Los dirigentes chinos afirman que la democracia, al ralentizar las decisiones, perjudica al crecimiento. Puede ser, pero los indios no renunciarán en ningún caso ni a su derecho al voto ni a sus costumbres. También creo que los errores económicos han frenado más a India que la democracia. Hasta la reciente victoria, en 2014, de Modi y de su partido, el BJP, firmemente asentados en el poder, India había estado dominada desde su independencia por el Partido del Congreso, con Jawaharlal Nehru, y después sus descendientes, Indira, Rajiv y Sonia Gandhi. Esta dinastía de grandes burgueses socialistas buscó su inspiración en la Unión Soviética y maniató al país con una burocracia hostil a la empresa privada. Durante 60 años, estuvo prohibido abrir hasta la más mínima tiendecita sin numerosas autorizaciones administrativas –una «licencia»– que enriquecían a los funcionarios e impedían cualquier impulso vital. En China, por otra parte, los dirigentes comunistas se dieron cuenta a partir de 1979 de que el socialismo económico no funcionaba y abrieron su país a la globalización. La izquierda india solo siguió su ejemplo, a regañadientes y a medias, a partir de 1991. Como ha escrito Gurcharan Das, un buen cronista de su país, «los indios solo tenían derecho a enriquecerse por la noche», cuando los burócratas dormían. Modi ha acabado con este «reino de las licencias», dando libre curso a la gran imaginación de los empresarios indios.
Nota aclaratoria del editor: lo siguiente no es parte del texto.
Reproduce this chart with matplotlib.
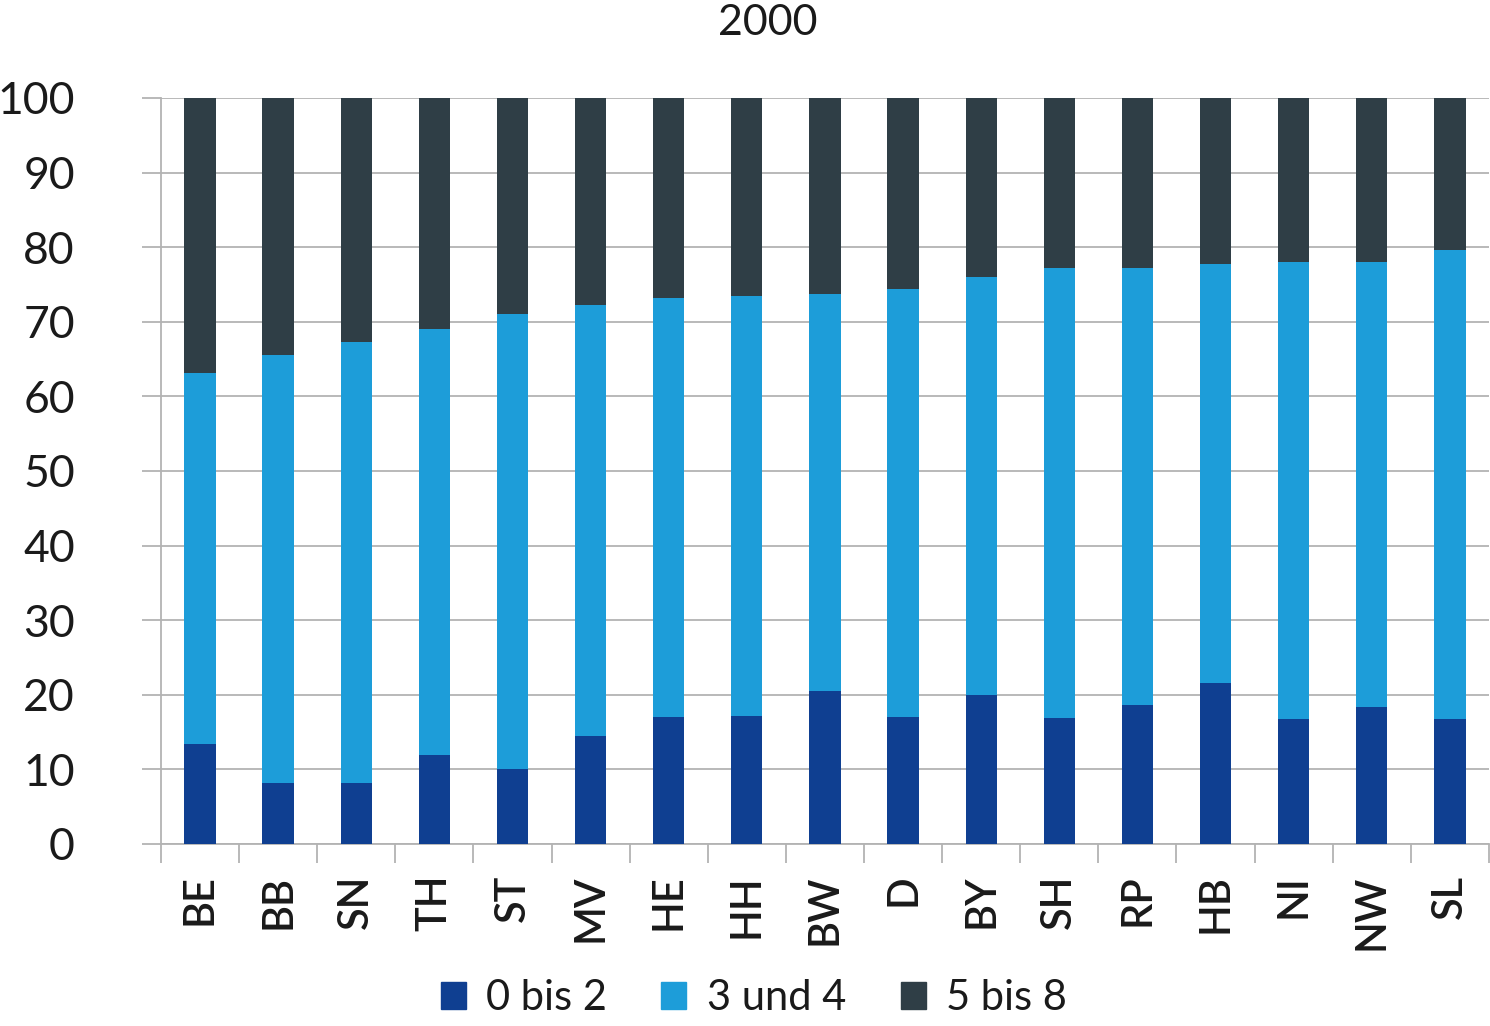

La prueba palpable de esta creatividad india es el éxito de la industria de los programas informáticos en Bangalore y en Bombay; las misiones chinas acuden allí con frecuencia para entender por qué los informáticos indios son más creativos que los chinos. Sus anfitriones les explican que la imaginación solo puede desarrollarse en una sociedad libre, no bajo el imperio de la censura, tal y como la ejerce el Partido Comunista chino. Y lo confirma la hipótesis de Amartya Sen sobre el valor no cuantificable de la libertad. Es la razón por la cual la tortuga india podría vencer a la liebre china.